## Exercise description:
The records below hold a stretch from the line with "Write a Python" through the line with "start_year = 1978"; return exactly those lines, ends included, and nothing more.

# Records for the task start

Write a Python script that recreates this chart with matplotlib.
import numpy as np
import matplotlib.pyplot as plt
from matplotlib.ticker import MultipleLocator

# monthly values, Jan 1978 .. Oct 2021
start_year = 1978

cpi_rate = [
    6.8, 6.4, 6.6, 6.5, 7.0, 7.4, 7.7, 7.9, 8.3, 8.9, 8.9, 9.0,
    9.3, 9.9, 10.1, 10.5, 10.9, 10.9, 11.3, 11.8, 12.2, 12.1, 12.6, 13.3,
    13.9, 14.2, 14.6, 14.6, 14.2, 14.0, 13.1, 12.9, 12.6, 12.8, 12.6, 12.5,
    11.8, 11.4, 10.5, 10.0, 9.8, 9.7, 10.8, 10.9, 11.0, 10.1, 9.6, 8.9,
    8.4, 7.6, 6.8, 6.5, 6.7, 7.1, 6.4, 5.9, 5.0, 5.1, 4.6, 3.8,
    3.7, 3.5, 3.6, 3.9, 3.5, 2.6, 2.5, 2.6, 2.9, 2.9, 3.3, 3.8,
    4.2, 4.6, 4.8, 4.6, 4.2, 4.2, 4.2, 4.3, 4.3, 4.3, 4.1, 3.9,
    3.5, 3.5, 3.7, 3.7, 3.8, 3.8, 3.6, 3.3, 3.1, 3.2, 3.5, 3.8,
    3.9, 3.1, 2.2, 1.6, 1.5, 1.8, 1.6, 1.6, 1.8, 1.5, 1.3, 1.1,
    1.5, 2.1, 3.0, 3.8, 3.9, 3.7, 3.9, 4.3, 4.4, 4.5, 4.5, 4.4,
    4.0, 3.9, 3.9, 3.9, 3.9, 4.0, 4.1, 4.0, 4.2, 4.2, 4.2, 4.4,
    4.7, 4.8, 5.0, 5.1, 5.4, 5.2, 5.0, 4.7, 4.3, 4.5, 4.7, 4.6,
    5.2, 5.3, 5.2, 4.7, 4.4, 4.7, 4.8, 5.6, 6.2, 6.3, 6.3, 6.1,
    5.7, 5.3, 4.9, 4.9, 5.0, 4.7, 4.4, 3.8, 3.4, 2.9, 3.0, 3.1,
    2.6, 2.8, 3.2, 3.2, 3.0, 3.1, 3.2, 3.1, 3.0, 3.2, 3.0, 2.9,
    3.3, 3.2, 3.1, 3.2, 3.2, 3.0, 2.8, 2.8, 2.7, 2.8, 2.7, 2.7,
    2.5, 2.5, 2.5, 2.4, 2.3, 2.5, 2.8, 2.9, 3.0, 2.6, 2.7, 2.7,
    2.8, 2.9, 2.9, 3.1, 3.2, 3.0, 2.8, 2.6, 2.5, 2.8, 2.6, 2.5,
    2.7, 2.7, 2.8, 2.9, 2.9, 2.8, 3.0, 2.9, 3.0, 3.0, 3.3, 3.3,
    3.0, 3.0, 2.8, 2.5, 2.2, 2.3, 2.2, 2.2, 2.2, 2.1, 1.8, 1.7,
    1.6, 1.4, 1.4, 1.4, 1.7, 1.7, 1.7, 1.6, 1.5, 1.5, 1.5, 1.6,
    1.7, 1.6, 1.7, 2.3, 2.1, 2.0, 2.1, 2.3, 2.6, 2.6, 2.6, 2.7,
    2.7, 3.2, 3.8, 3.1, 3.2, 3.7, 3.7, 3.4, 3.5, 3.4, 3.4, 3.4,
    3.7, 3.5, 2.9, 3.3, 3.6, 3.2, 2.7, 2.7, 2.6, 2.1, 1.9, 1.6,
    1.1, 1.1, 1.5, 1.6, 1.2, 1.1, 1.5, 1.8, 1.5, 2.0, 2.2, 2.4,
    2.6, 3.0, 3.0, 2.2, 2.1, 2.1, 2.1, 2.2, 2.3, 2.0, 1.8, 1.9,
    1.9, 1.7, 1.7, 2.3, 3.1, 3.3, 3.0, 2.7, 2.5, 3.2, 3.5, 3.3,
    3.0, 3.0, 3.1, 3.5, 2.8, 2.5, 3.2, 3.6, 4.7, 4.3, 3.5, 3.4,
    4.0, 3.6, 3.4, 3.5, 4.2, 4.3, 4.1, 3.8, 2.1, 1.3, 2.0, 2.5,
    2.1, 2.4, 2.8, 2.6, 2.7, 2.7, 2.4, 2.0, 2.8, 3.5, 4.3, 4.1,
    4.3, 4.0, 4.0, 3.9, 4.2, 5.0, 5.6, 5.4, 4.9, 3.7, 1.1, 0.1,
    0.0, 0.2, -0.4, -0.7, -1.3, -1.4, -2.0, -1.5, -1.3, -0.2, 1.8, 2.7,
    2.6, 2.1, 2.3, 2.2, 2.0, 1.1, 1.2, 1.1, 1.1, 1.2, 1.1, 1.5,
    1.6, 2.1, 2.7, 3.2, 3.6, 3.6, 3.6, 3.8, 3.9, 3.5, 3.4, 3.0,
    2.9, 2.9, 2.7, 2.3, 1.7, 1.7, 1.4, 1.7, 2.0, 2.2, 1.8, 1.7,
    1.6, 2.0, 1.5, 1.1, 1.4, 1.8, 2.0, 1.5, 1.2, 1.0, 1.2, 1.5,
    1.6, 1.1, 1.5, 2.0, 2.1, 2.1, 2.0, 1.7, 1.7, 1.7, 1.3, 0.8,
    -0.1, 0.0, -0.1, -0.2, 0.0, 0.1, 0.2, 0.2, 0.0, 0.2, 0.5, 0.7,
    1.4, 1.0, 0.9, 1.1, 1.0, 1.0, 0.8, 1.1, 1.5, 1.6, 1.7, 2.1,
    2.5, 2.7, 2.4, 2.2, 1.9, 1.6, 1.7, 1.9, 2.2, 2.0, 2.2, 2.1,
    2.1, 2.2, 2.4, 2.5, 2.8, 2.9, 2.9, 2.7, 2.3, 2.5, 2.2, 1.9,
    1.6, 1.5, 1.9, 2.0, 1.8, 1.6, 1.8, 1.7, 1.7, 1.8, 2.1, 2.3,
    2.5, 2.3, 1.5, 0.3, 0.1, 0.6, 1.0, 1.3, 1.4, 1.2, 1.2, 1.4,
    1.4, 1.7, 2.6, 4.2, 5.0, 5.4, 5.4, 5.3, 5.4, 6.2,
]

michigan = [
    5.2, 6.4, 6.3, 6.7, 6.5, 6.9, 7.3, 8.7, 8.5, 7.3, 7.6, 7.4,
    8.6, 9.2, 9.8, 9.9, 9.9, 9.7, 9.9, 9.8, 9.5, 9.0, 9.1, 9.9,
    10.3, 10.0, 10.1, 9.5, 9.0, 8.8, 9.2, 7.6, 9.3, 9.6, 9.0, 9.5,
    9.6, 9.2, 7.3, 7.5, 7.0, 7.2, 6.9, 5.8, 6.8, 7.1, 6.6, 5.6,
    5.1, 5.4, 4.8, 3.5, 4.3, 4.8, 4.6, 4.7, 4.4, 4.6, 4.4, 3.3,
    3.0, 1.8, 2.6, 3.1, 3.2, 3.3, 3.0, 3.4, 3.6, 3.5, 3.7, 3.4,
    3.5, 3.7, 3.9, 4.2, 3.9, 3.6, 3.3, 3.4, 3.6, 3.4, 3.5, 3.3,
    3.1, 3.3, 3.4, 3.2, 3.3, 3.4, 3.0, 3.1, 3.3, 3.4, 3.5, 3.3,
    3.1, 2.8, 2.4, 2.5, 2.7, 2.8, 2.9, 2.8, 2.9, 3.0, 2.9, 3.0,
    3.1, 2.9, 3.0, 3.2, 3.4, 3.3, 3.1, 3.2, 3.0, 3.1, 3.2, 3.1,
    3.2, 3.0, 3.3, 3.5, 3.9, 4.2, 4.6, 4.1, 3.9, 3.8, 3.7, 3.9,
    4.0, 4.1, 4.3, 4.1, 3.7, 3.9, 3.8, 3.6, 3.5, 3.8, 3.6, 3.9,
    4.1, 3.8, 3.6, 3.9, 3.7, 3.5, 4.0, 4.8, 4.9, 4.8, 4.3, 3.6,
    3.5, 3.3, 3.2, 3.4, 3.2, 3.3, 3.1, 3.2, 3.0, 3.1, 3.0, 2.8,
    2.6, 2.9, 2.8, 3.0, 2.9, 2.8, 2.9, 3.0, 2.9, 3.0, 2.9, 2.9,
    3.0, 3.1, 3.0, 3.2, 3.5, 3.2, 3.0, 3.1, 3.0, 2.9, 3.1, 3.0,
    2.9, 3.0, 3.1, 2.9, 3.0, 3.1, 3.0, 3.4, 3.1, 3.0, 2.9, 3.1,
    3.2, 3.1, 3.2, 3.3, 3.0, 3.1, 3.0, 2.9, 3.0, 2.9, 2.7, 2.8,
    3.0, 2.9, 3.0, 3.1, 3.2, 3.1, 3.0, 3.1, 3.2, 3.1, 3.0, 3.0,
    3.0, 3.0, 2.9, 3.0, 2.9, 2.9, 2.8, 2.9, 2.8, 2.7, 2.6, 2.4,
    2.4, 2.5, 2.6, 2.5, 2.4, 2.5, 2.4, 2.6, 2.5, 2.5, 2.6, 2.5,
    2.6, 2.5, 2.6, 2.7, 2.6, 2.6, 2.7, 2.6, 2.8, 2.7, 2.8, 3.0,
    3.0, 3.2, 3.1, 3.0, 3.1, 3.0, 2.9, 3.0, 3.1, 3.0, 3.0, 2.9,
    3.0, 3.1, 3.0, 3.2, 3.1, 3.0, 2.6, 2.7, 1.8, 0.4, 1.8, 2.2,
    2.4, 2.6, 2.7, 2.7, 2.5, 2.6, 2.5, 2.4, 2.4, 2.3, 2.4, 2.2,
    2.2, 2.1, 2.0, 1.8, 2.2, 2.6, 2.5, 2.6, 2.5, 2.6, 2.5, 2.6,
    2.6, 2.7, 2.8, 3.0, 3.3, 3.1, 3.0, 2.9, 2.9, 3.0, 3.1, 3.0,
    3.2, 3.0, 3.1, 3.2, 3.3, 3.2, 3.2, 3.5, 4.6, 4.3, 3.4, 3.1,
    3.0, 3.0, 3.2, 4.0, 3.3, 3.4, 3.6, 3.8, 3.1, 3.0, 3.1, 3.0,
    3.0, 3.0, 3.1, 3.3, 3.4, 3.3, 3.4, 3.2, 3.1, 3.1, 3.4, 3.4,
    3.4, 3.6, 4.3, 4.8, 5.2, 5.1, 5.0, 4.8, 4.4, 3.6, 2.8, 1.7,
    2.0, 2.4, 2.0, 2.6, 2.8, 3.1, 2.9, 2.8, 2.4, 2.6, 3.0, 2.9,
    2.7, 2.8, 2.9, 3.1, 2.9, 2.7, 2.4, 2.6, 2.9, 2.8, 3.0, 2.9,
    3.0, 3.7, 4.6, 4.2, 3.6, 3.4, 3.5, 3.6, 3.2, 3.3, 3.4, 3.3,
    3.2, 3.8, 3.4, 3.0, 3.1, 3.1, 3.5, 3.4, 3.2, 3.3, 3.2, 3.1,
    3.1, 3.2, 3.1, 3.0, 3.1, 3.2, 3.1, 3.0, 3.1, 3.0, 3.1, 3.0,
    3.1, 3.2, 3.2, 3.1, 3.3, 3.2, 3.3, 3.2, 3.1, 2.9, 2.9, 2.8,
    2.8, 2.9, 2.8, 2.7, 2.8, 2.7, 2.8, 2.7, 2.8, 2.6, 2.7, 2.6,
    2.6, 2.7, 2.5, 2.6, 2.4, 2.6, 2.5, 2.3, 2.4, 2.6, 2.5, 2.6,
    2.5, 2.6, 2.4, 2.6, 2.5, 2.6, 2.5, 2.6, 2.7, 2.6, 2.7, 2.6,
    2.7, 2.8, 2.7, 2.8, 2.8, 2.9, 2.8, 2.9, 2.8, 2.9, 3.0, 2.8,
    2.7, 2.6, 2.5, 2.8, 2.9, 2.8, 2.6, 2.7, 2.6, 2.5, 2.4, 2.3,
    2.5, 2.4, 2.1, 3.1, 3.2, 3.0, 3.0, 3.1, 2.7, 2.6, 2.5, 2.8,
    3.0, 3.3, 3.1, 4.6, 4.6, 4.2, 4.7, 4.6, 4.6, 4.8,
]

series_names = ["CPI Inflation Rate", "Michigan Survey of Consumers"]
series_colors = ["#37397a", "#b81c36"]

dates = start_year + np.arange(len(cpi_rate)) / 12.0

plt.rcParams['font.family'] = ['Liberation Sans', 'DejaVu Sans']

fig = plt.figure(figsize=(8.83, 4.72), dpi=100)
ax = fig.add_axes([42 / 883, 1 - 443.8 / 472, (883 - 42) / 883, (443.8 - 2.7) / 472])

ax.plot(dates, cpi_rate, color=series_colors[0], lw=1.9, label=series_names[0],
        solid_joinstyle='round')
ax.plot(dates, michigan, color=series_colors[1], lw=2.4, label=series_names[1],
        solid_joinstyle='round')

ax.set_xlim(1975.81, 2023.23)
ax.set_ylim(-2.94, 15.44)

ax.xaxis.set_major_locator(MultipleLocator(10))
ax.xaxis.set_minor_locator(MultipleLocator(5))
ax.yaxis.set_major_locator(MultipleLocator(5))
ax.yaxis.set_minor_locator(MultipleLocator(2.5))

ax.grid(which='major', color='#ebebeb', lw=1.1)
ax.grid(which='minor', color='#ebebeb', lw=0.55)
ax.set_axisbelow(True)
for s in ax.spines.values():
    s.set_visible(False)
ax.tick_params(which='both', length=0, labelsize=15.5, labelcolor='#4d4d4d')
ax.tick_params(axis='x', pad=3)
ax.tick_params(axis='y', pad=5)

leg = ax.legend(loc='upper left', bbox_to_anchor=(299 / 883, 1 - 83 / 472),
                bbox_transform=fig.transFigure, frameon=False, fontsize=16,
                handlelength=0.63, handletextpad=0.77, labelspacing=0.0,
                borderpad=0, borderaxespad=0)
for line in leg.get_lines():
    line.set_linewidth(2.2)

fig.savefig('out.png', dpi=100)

# Records for the task end
# Records for the task start

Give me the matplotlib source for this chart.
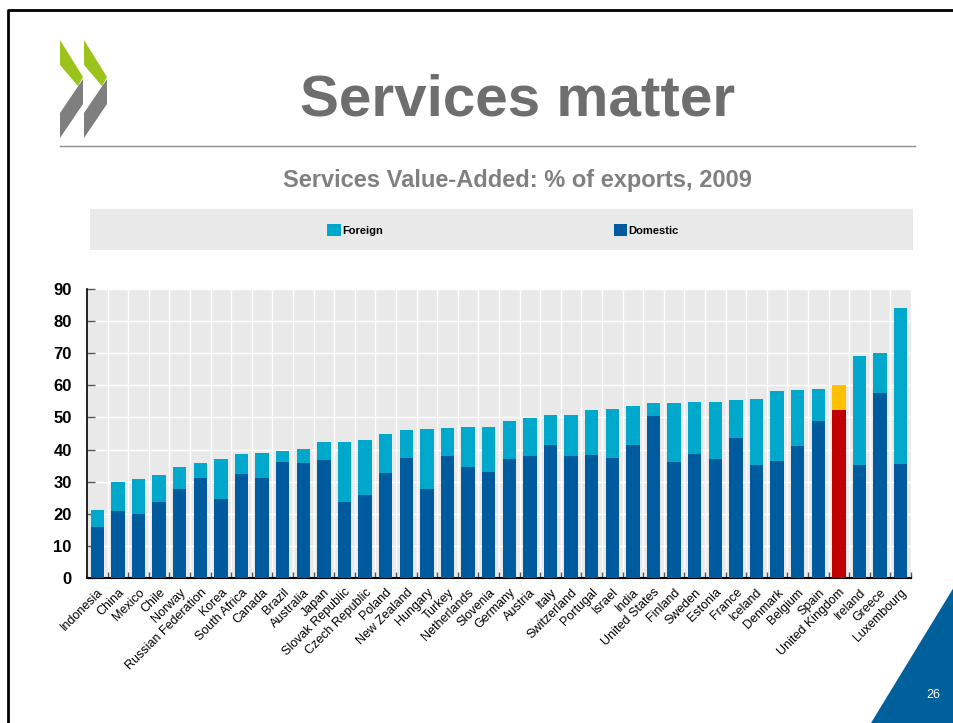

# Records for the task end

## Output for this task:
Write a Python script that recreates this chart with matplotlib.
import numpy as np
import matplotlib.pyplot as plt
from matplotlib.ticker import MultipleLocator

# monthly values, Jan 1978 .. Oct 2021
start_year = 1978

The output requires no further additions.